##### DATASET EXCERPTS #####

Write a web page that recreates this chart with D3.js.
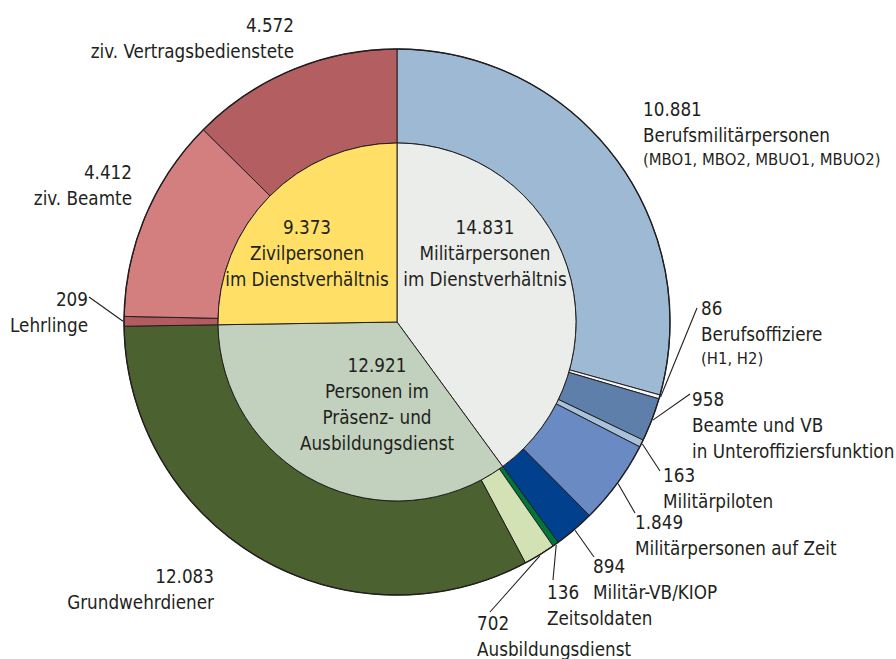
<!DOCTYPE html>
<html>
<head>
<meta charset="utf-8">
<script src="https://cdn.jsdelivr.net/npm/d3@7"></script>
<style>
  body { margin: 0; background: #fff; }
  svg text { font-family: "DejaVu Sans Condensed", "DejaVu Sans", sans-serif; font-stretch: condensed; fill: #231f20; }
</style>
</head>
<body>
<div id="chart"></div>
<script>
// Innerer Kreis
const innerCategories = ["Militärpersonen\nim Dienstverhältnis", "Personen im\nPräsenz- und\nAusbildungsdienst", "Zivilpersonen\nim Dienstverhältnis"];
const innerValues = [14831, 12921, 9373];
const innerColors = ["#ebedeb", "#c1d1bd", "#ffdf66"];

// Äußerer Ring
const outerCategories = ["Berufsmilitärpersonen", "Berufsoffiziere", "Beamte und VB\nin Unteroffiziersfunktion", "Militärpiloten",
  "Militärpersonen auf Zeit", "Militär-VB/KIOP", "Zeitsoldaten", "Ausbildungsdienst", "Grundwehrdiener",
  "Lehrlinge", "ziv. Beamte", "ziv. Vertragsbedienstete"];
const outerNotes = ["(MBO1, MBO2, MBUO1, MBUO2)", "(H1, H2)", "", "", "", "", "", "", "", "", "", ""];
const outerValues = [10881, 86, 958, 163, 1849, 894, 136, 702, 12083, 209, 4412, 4572];
const outerParent = [0, 0, 0, 0, 0, 0, 1, 1, 1, 2, 2, 2];
const outerColors = ["#9db9d3", "#f4f6f8", "#5f7fab", "#a9c2db", "#6a8ac4", "#00408c",
  "#00773a", "#d2e2b4", "#4b612f", "#b35c5f", "#d37f80", "#b35e60"];

const width = 896, height = 659;
const cx = 397, cy = 322, R = 273, r0 = 179;

// Beschriftungen (Position der ersten Zeile)
const innerLabelPos = [[485, 234], [377, 372], [307, 234]];
const outerLabelPos = [
  { x: 643, y: 116, a: "start" },
  { x: 701, y: 315, a: "start", lx: 697, ly: 308 },
  { x: 692, y: 406, a: "start", lx: 690, ly: 394 },
  { x: 663, y: 482, a: "start", lx: 660, ly: 471 },
  { x: 635, y: 529, a: "start", lx: 635, ly: 513 },
  { x: 593, y: 573, a: "start", lx: 594, ly: 557 },
  { x: 547, y: 599, a: "start", lx: 553, ly: 580 },
  { x: 477, y: 630, a: "start", lx: 490, ly: 612 },
  { x: 214, y: 583, a: "end" },
  { x: 88, y: 306, a: "end", lx: 89, ly: 297 },
  { x: 132, y: 179, a: "end" },
  { x: 294, y: 32, a: "end" }
];

const de = d3.formatLocale({ decimal: ",", thousands: ".", grouping: [3], currency: ["", " €"] });
const fmt = de.format(",d");

const svg = d3.select("#chart").append("svg")
  .attr("width", width)
  .attr("height", height);

const g = svg.append("g").attr("transform", `translate(${cx},${cy})`);

const pie = d3.pie().sort(null).value(d => d);
const innerArcs = pie(innerValues);

// Unterteilung jedes inneren Segments im Verhältnis der Unterwerte
const outerArcs = [];
innerArcs.forEach((p, i) => {
  const idx = outerParent.map((q, j) => q === i ? j : -1).filter(j => j >= 0);
  const sub = idx.map(j => outerValues[j]);
  const ang = d3.scaleLinear().domain([0, d3.sum(sub)]).range([p.startAngle, p.endAngle]);
  let acc = 0;
  idx.forEach(j => {
    outerArcs[j] = { index: j, startAngle: ang(acc), endAngle: ang(acc + outerValues[j]) };
    acc += outerValues[j];
  });
});

const arcOuter = d3.arc().innerRadius(r0).outerRadius(R);
const arcInner = d3.arc().innerRadius(0).outerRadius(r0);

g.selectAll("path.outer")
  .data(outerArcs)
  .enter()
    .append("path")
    .attr("class", "outer")
    .attr("d", arcOuter)
    .attr("fill", d => outerColors[d.index])
    .attr("stroke", "#231f20")
    .attr("stroke-width", 1)
    .attr("stroke-linejoin", "round");

g.append("circle").attr("r", R).attr("fill", "none").attr("stroke", "#231f20").attr("stroke-width", 1.4);

g.selectAll("path.inner")
  .data(innerArcs)
  .enter()
    .append("path")
    .attr("class", "inner")
    .attr("d", arcInner)
    .attr("fill", (d, i) => innerColors[i])
    .attr("stroke", "#231f20")
    .attr("stroke-width", 1);

// Führungslinien
const mid = d => (d.startAngle + d.endAngle) / 2;
outerArcs.forEach(d => {
  const p = outerLabelPos[d.index];
  if (p.lx === undefined) return;
  const a = mid(d);
  svg.append("line")
    .attr("x1", cx + (R + 1) * Math.sin(a))
    .attr("y1", cy - (R + 1) * Math.cos(a))
    .attr("x2", p.lx)
    .attr("y2", p.ly)
    .attr("stroke", "#231f20")
    .attr("stroke-width", 1.1);
});

const lineH = 26, noteH = 23;

function addLabel(x, y, anchor, value, cat, note) {
  const t = svg.append("text").attr("text-anchor", anchor).attr("font-size", 18.7);
  t.append("tspan").attr("x", x).attr("y", y).text(fmt(value));
  let yy = y;
  cat.split("\n").forEach(s => {
    yy += lineH;
    t.append("tspan").attr("x", x).attr("y", yy).text(s);
  });
  if (note) {
    yy += noteH;
    t.append("tspan").attr("x", x).attr("y", yy).attr("font-size", 16.5).text(note);
  }
}

innerArcs.forEach((d, i) => {
  addLabel(innerLabelPos[i][0], innerLabelPos[i][1], "middle", innerValues[i], innerCategories[i], "");
});
outerArcs.forEach(d => {
  const p = outerLabelPos[d.index];
  addLabel(p.x, p.y, p.a, outerValues[d.index], outerCategories[d.index], outerNotes[d.index]);
});
</script>
</body>
</html>
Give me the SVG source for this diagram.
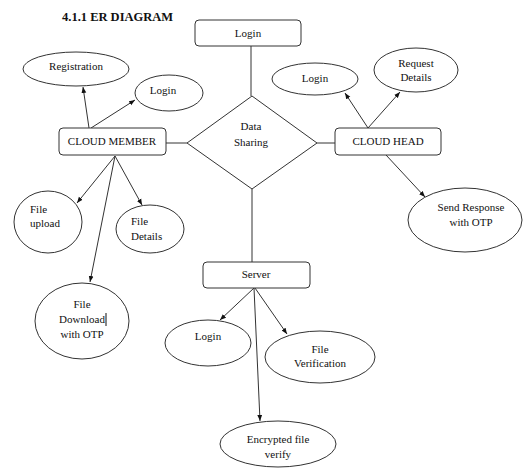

#####

Set down every entry word for word, but omit the pictures.

Write a web page that recreates this chart with D3.js.
<!DOCTYPE html>
<html>
<head>
<meta charset="utf-8">
<script src="https://cdn.jsdelivr.net/npm/d3@7"></script>
<style>
  body { margin: 0; background: #fff; }
  svg text { font-family: "DejaVu Sans Condensed", "DejaVu Sans", sans-serif; font-stretch: condensed; fill: #231f20; }
</style>
</head>
<body>
<div id="chart"></div>
<script>
// Innerer Kreis
const innerCategories = ["Militärpersonen\nim Dienstverhältnis", "Personen im\nPräsenz- und\nAusbildungsdienst", "Zivilpersonen\nim Dienstverhältnis"];
const innerValues = [14831, 12921, 9373];
const innerColors = ["#ebedeb", "#c1d1bd", "#ffdf66"];

// Äußerer Ring
const outerCategories = ["Berufsmilitärpersonen", "Berufsoffiziere", "Beamte und VB\nin Unteroffiziersfunktion", "Militärpiloten",
  "Militärpersonen auf Zeit", "Militär-VB/KIOP", "Zeitsoldaten", "Ausbildungsdienst", "Grundwehrdiener",
  "Lehrlinge", "ziv. Beamte", "ziv. Vertragsbedienstete"];
const outerNotes = ["(MBO1, MBO2, MBUO1, MBUO2)", "(H1, H2)", "", "", "", "", "", "", "", "", "", ""];
const outerValues = [10881, 86, 958, 163, 1849, 894, 136, 702, 12083, 209, 4412, 4572];
const outerParent = [0, 0, 0, 0, 0, 0, 1, 1, 1, 2, 2, 2];
const outerColors = ["#9db9d3", "#f4f6f8", "#5f7fab", "#a9c2db", "#6a8ac4", "#00408c",
  "#00773a", "#d2e2b4", "#4b612f", "#b35c5f", "#d37f80", "#b35e60"];

const width = 896, height = 659;
const cx = 397, cy = 322, R = 273, r0 = 179;

// Beschriftungen (Position der ersten Zeile)
const innerLabelPos = [[485, 234], [377, 372], [307, 234]];
const outerLabelPos = [
  { x: 643, y: 116, a: "start" },
  { x: 701, y: 315, a: "start", lx: 697, ly: 308 },
  { x: 692, y: 406, a: "start", lx: 690, ly: 394 },
  { x: 663, y: 482, a: "start", lx: 660, ly: 471 },
  { x: 635, y: 529, a: "start", lx: 635, ly: 513 },
  { x: 593, y: 573, a: "start", lx: 594, ly: 557 },
  { x: 547, y: 599, a: "start", lx: 553, ly: 580 },
  { x: 477, y: 630, a: "start", lx: 490, ly: 612 },
  { x: 214, y: 583, a: "end" },
  { x: 88, y: 306, a: "end", lx: 89, ly: 297 },
  { x: 132, y: 179, a: "end" },
  { x: 294, y: 32, a: "end" }
];

const de = d3.formatLocale({ decimal: ",", thousands: ".", grouping: [3], currency: ["", " €"] });
const fmt = de.format(",d");

const svg = d3.select("#chart").append("svg")
  .attr("width", width)
  .attr("height", height);

const g = svg.append("g").attr("transform", `translate(${cx},${cy})`);

const pie = d3.pie().sort(null).value(d => d);
const innerArcs = pie(innerValues);

// Unterteilung jedes inneren Segments im Verhältnis der Unterwerte
const outerArcs = [];
innerArcs.forEach((p, i) => {
  const idx = outerParent.map((q, j) => q === i ? j : -1).filter(j => j >= 0);
  const sub = idx.map(j => outerValues[j]);
  const ang = d3.scaleLinear().domain([0, d3.sum(sub)]).range([p.startAngle, p.endAngle]);
  let acc = 0;
  idx.forEach(j => {
    outerArcs[j] = { index: j, startAngle: ang(acc), endAngle: ang(acc + outerValues[j]) };
    acc += outerValues[j];
  });
});

const arcOuter = d3.arc().innerRadius(r0).outerRadius(R);
const arcInner = d3.arc().innerRadius(0).outerRadius(r0);

g.selectAll("path.outer")
  .data(outerArcs)
  .enter()
    .append("path")
    .attr("class", "outer")
    .attr("d", arcOuter)
    .attr("fill", d => outerColors[d.index])
    .attr("stroke", "#231f20")
    .attr("stroke-width", 1)
    .attr("stroke-linejoin", "round");

g.append("circle").attr("r", R).attr("fill", "none").attr("stroke", "#231f20").attr("stroke-width", 1.4);

g.selectAll("path.inner")
  .data(innerArcs)
  .enter()
    .append("path")
    .attr("class", "inner")
    .attr("d", arcInner)
    .attr("fill", (d, i) => innerColors[i])
    .attr("stroke", "#231f20")
    .attr("stroke-width", 1);

// Führungslinien
const mid = d => (d.startAngle + d.endAngle) / 2;
outerArcs.forEach(d => {
  const p = outerLabelPos[d.index];
  if (p.lx === undefined) return;
  const a = mid(d);
  svg.append("line")
    .attr("x1", cx + (R + 1) * Math.sin(a))
    .attr("y1", cy - (R + 1) * Math.cos(a))
    .attr("x2", p.lx)
    .attr("y2", p.ly)
    .attr("stroke", "#231f20")
    .attr("stroke-width", 1.1);
});

const lineH = 26, noteH = 23;

function addLabel(x, y, anchor, value, cat, note) {
  const t = svg.append("text").attr("text-anchor", anchor).attr("font-size", 18.7);
  t.append("tspan").attr("x", x).attr("y", y).text(fmt(value));
  let yy = y;
  cat.split("\n").forEach(s => {
    yy += lineH;
    t.append("tspan").attr("x", x).attr("y", yy).text(s);
  });
  if (note) {
    yy += noteH;
    t.append("tspan").attr("x", x).attr("y", yy).attr("font-size", 16.5).text(note);
  }
}

innerArcs.forEach((d, i) => {
  addLabel(innerLabelPos[i][0], innerLabelPos[i][1], "middle", innerValues[i], innerCategories[i], "");
});
outerArcs.forEach(d => {
  const p = outerLabelPos[d.index];
  addLabel(p.x, p.y, p.a, outerValues[d.index], outerCategories[d.index], outerNotes[d.index]);
});
</script>
</body>
</html>
Give me the SVG source for this diagram.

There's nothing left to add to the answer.